Los padres de Enoch, el chico protagonista, han fallecido, y su mejor amigo es un fantasma. Enamorado de una chica condenada a morir joven, la imposibilidad de concebir nuevos relatos en van Sant adquiere aquí un matiz diferente. Existe un deseo de construir una nueva historia a pesar de la muerte anunciada constantemente.

Restless es un auténtico vagar de fantasmas. La película apela al idealismo y a conservar un aliento de esperanza en todo momento que nos empuje a maravillarnos con la grandeza de lo vivido. Su tono, sin embargo, es del todo crepuscular. No hay esperanza posible, y todo suena a un tierno y ensimismado adiós a todas las cosas.
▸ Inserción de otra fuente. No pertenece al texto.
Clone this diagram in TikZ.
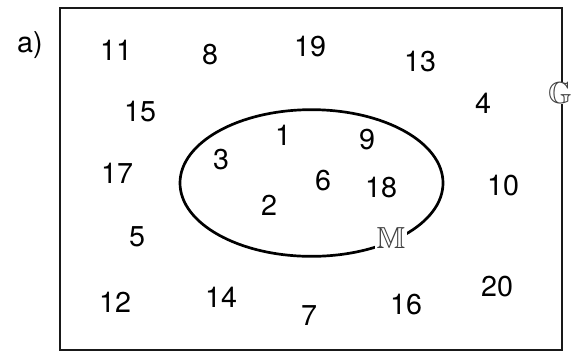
\documentclass[tikz,border=0pt]{standalone}
\usepackage{amssymb}
\usepackage{fontspec}
\setmainfont{TeX Gyre Heros}
\usepackage{tikz}
\usetikzlibrary{positioning,shapes.geometric}

\begin{document}
\begin{tikzpicture}[
  x=0.03cm, y=-0.03cm,
  element/.style={
    inner sep=0pt,
    font=\fontsize{24.5}{28}\selectfont
  },
  setname/.style={
    fill=white,
    inner sep=1pt,
    text=black!75,
    font=\fontsize{26}{30}\selectfont
  },
  universe/.style={draw=black!90, line width=2.2pt},
  subset/.style={draw=black, line width=2.3pt}
]
\useasboundingbox (0,0) rectangle (571,354);

% Universal set and subset
\node[universe, minimum width=15.06cm, minimum height=10.26cm, inner sep=0pt] (frame) at (311,179) {};
\node[subset, ellipse, minimum width=7.89cm, minimum height=4.4cm, inner sep=0pt] (setM) at (311.5,183) {};
\node[setname, inner sep=0.5pt] (labelG) at (560,93) {$\mathbb{G}$};
\node[setname] (labelM) at (391,238) {$\mathbb{M}$};

% Part label
\node[element] (part) at (30,45) {a)};

% Elements outside M
\node[element] (e11) at (116,50) {11};
\node[element] (e8) at (210,55) {8};
\node[element] (e19) at (310,47) {19};
\node[element] (e13) at (420,62) {13};
\node[element] (e15) at (140,112) {15};
\node[element] (e4) at (483,103) {4};
\node[element] (e17) at (117,173) {17};
\node[element] (e10) at (503,186) {10};
\node[element] (e5) at (137,237) {5};
\node[element] (e12) at (115,302) {12};
\node[element] (e14) at (221,297) {14};
\node[element] (e7) at (309,316) {7};
\node[element] (e16) at (406,305) {16};
\node[element] (e20) at (497,287) {20};

% Elements inside M
\node[element] (e1) at (283,135) {1};
\node[element] (e9) at (367,140) {9};
\node[element] (e3) at (221,160) {3};
\node[element] (e6) at (323,181) {6};
\node[element] (e18) at (381,188) {18};
\node[element] (e2) at (269,205) {2};
\end{tikzpicture}
\end{document}
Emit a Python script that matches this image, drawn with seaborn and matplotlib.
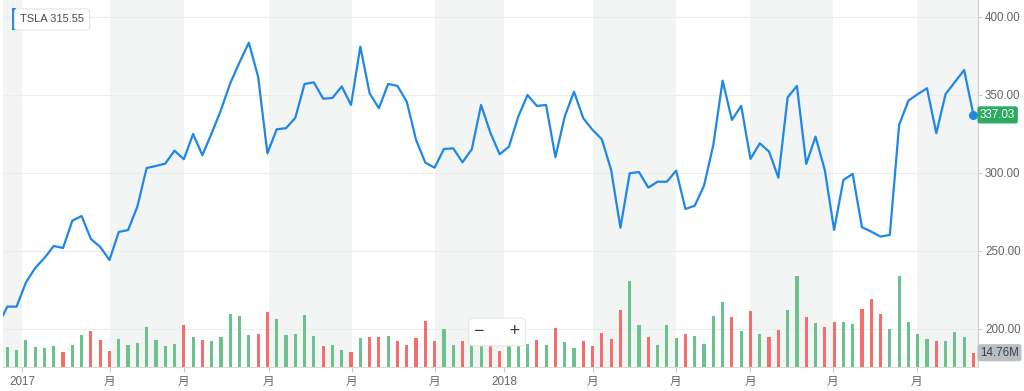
import matplotlib
matplotlib.use("Agg")
import matplotlib.pyplot as plt
import matplotlib.transforms as mtransforms
from matplotlib.lines import Line2D
from matplotlib.patches import Rectangle
import pandas as pd
import seaborn as sns

# ---------------------------------------------------------------------------
# Data — weekly TSLA closes / volume (first week sits just off the left edge)
# ---------------------------------------------------------------------------
week = list(range(-1, 105))
close = [
    202.0,
    214.1, 214.1, 229.5, 238.9, 245.3, 253.0, 251.7, 269.2, 272.2, 257.5,
    252.4, 244.0, 262.0, 263.2, 278.2, 303.0, 304.3, 305.8, 314.1, 308.6,
    324.8, 311.2, 325.3, 340.2, 357.3, 370.8, 383.3, 361.5, 312.4, 327.8,
    328.5, 335.1, 356.9, 357.9, 347.4, 347.9, 355.3, 343.4, 380.8, 350.9,
    341.3, 356.9, 355.6, 345.5, 321.0, 306.4, 303.2, 315.2, 315.6, 306.7,
    315.0, 343.4, 325.6, 311.8, 316.7, 335.9, 349.8, 342.8, 343.4, 309.9,
    335.9, 351.9, 334.9, 327.4, 321.4, 301.7, 264.7, 299.6, 300.4, 290.4,
    294.2, 294.2, 301.3, 276.7, 278.8, 291.7, 317.8, 359.0, 333.8, 342.8,
    308.8, 318.8, 313.5, 296.8, 348.3, 355.6, 305.6, 323.1, 301.7, 263.3,
    295.3, 299.2, 265.0, 262.2, 259.0, 260.1, 330.6, 346.2, 350.3, 354.1,
    325.3, 350.4, 358.1, 365.8, 337.03,
]
volume_m = [
    20.0,
    20.3, 17.5, 28.2, 20.3, 19.6, 22.0, 15.8, 23.0, 32.7, 37.2,
    28.2, 16.9, 29.2, 23.0, 24.8, 41.3, 28.2, 21.3, 24.1, 43.3,
    31.0, 28.2, 26.5, 31.0, 54.4, 52.3, 32.7, 33.7, 56.8, 49.5,
    32.7, 33.7, 53.3, 31.6, 21.3, 23.0, 17.5, 15.1, 29.9, 31.0,
    31.0, 31.6, 26.5, 23.0, 29.9, 47.1, 26.5, 38.9, 23.0, 26.5,
    26.5, 27.0, 26.0, 16.9, 23.0, 26.5, 24.1, 28.2, 23.0, 39.9,
    25.8, 19.6, 26.5, 22.0, 34.7, 29.2, 58.5, 88.4, 43.3, 31.0,
    23.0, 43.3, 29.9, 34.1, 31.6, 24.1, 52.3, 67.4, 51.3, 37.2,
    57.4, 33.7, 31.0, 38.2, 59.2, 94.2, 51.3, 45.4, 40.9, 46.1,
    46.8, 44.7, 59.5, 69.8, 54.4, 38.9, 94.2, 46.8, 33.7, 29.2,
    26.8, 26.8, 36.5, 31.0, 14.76,
]
tick_pos = [1.58, 11.05, 19.02, 28.17, 37.1, 46.04, 53.47, 63.0, 71.98, 79.95, 88.88, 97.92]
tick_labels = ["2017", "月", "月", "月", "月", "月", "2018", "月", "月", "月", "月", "月"]
price_ticks = [200, 250, 300, 350, 400]
ticker = "TSLA"
hover_price = 315.55

BLUE = "#1f87e8"
GREEN = "#6cc28c"
RED = "#f56e6e"
BAND = "#f3f4f4"
LABEL = "#62666a"

df = pd.DataFrame({"week": week, "close": close, "volume": volume_m})
df["dir"] = (df["close"] >= df["close"].shift(1).fillna(df["close"])).map({True: "up", False: "down"})

plt.rcParams["font.family"] = ["Liberation Sans", "Noto Sans CJK SC", "DejaVu Sans"]

W, H = 1024, 391
fig = plt.figure(figsize=(W / 100, H / 100), dpi=100)
ax_vol = fig.add_axes([3.3 / W, 24 / H, (978 - 3.3) / W, 367 / H])
ax_price = ax_vol.twinx()

x_lo, x_hi = -0.43, 104.49

# alternating shaded bands between the date ticks
edges = [x_lo] + tick_pos + [x_hi]
for i in range(0, len(edges) - 1, 2):
    ax_vol.axvspan(edges[i], edges[i + 1], color=BAND, lw=0, zorder=0)

# price gridlines, kept behind the volume bars
grid_tr = mtransforms.blended_transform_factory(ax_vol.transAxes, ax_price.transData)
for p in price_ticks:
    ax_vol.plot([0, 1], [p, p], transform=grid_tr, color="#ececec", lw=0.8, zorder=0.5)

# volume bars
sns.barplot(
    data=df, x="week", y="volume", hue="dir", hue_order=["up", "down"],
    palette={"up": GREEN, "down": RED}, native_scale=True, dodge=False,
    width=0.34, errorbar=None, legend=False, linewidth=0, saturation=1, ax=ax_vol,
)
ax_vol.set_ylim(0, 379)
ax_vol.set_xlim(x_lo, x_hi)
ax_vol.set_xticks(tick_pos, tick_labels)
ax_vol.set_yticks([])
ax_vol.set_xlabel("")
ax_vol.set_ylabel("")
ax_vol.tick_params(axis="x", length=3.3, color="#c9c9c9", labelsize=8.4,
                   labelcolor=LABEL, pad=3)
for side in ["top", "left", "right"]:
    ax_vol.spines[side].set_visible(False)
ax_vol.spines["bottom"].set_color("#d9d9d9")

# price line
sns.lineplot(data=df, x="week", y="close", color=BLUE, linewidth=1.6, ax=ax_price)
ax_price.plot(df["week"].iloc[-1], df["close"].iloc[-1], "o", color=BLUE, ms=5.5, zorder=5)
ax_price.set_ylim(175.4, 410.7)
ax_price.set_xlim(x_lo, x_hi)
ax_price.set_yticks(price_ticks, [f"{p:.2f}" for p in price_ticks])
ax_price.set_xlabel("")
ax_price.set_ylabel("")
ax_price.grid(False)
ax_price.tick_params(axis="y", length=3, color="#d0d0d0", labelsize=8.4,
                     labelcolor=LABEL, pad=2)
for side in ["top", "left", "bottom"]:
    ax_price.spines[side].set_visible(False)
ax_price.spines["right"].set_color("#cfcfcf")

# value tags on the right axis
tr_price = mtransforms.blended_transform_factory(fig.transFigure, ax_price.transData)
fig.text(980 / W, close[-1], f"{close[-1]:.2f}", transform=tr_price, ha="left", va="center",
         fontsize=8.4, color="white",
         bbox=dict(boxstyle="round,pad=0.22,rounding_size=0.2", fc="#2aab5f", ec="none"))
tr_vol = mtransforms.blended_transform_factory(fig.transFigure, ax_vol.transData)
fig.text(980 / W, volume_m[-1], f"{volume_m[-1]:.2f}M", transform=tr_vol, ha="left", va="center",
         fontsize=8.4, color="#3c4043",
         bbox=dict(boxstyle="round,pad=0.22,rounding_size=0.2", fc="#babec3", ec="none"))

# hover label, top left
fig.text(20 / W, 1 - 19.5 / H, f"{ticker} {hover_price:.2f}", ha="left", va="center",
         fontsize=8, color="#4a4a4a",
         bbox=dict(boxstyle="round,pad=0.5,rounding_size=0.3", fc="white", ec="#e4e4e4", lw=0.8))
fig.add_artist(Rectangle((12 / W, 1 - 29.5 / H), 3.5 / W, 21 / H,
                         transform=fig.transFigure, color=BLUE, lw=0))

# zoom control
fig.text(497 / W, 1 - 332 / H, "−     +", ha="center", va="center", fontsize=13,
         color="#3a3a3a",
         bbox=dict(boxstyle="round,pad=0.3,rounding_size=0.3", fc="white", ec="#e6e6e6", lw=0.8))
fig.add_artist(Line2D([499 / W, 499 / W], [1 - 325 / H, 1 - 339 / H],
                      transform=fig.transFigure, color="#d6d6d6", lw=0.8))

fig.savefig("out.png", dpi=100)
La belleza de las palabras o de los sentimientos no evita que los personajes sean, en el fondo, almas condenadas a que sus sentimientos más puros se pierdan en el vacío del plano, en el que Harry Savides ha sabido fotografiar la oscuridad de la desesperanza dejando relucir en ella algunos rayos de luz que aparecen con timidez en ocasiones.

Lo más dulce de la propuesta es posiblemente esa confrontación entre el tono amargo de todo lo que acontece y el optimismo, romántico de idealista, de su pareja protagonista, que se convierte en invencible a través de sus soñadoras convicciones. Mia Wasikowska, también dulce, reivindica la elegancia de su figura, su arrolladora presencia en pantalla y  que se encuentra ya a la altura de su sobrevalorada compañera de generación, Carey Mulligan. El diseño de vestuario la convierte en una pequeña Audrey Hepburn que agradece todo cuanto tiene en sus últimos momentos.

El mensaje del realizador, en tanto que cineasta, vuelve a ser el mismo: construir historias nuevas es del todo imposible. Todo se acaba muriendo. En esta historia, sin embargo, ensimismada y cargada de un idealismo que puede no caer en gracia a todos los públicos, el director se atreve por primera vez a plantear esta cuestión desde la visión del ser humano, del deseo de rememorar lo vivido como un auténtico privilegio. En el último segundo de metraje, cuando ya no quedan palabras, cuando sólo hay recuerdos y el plano se vacía, sigue existiendo una sonrisa.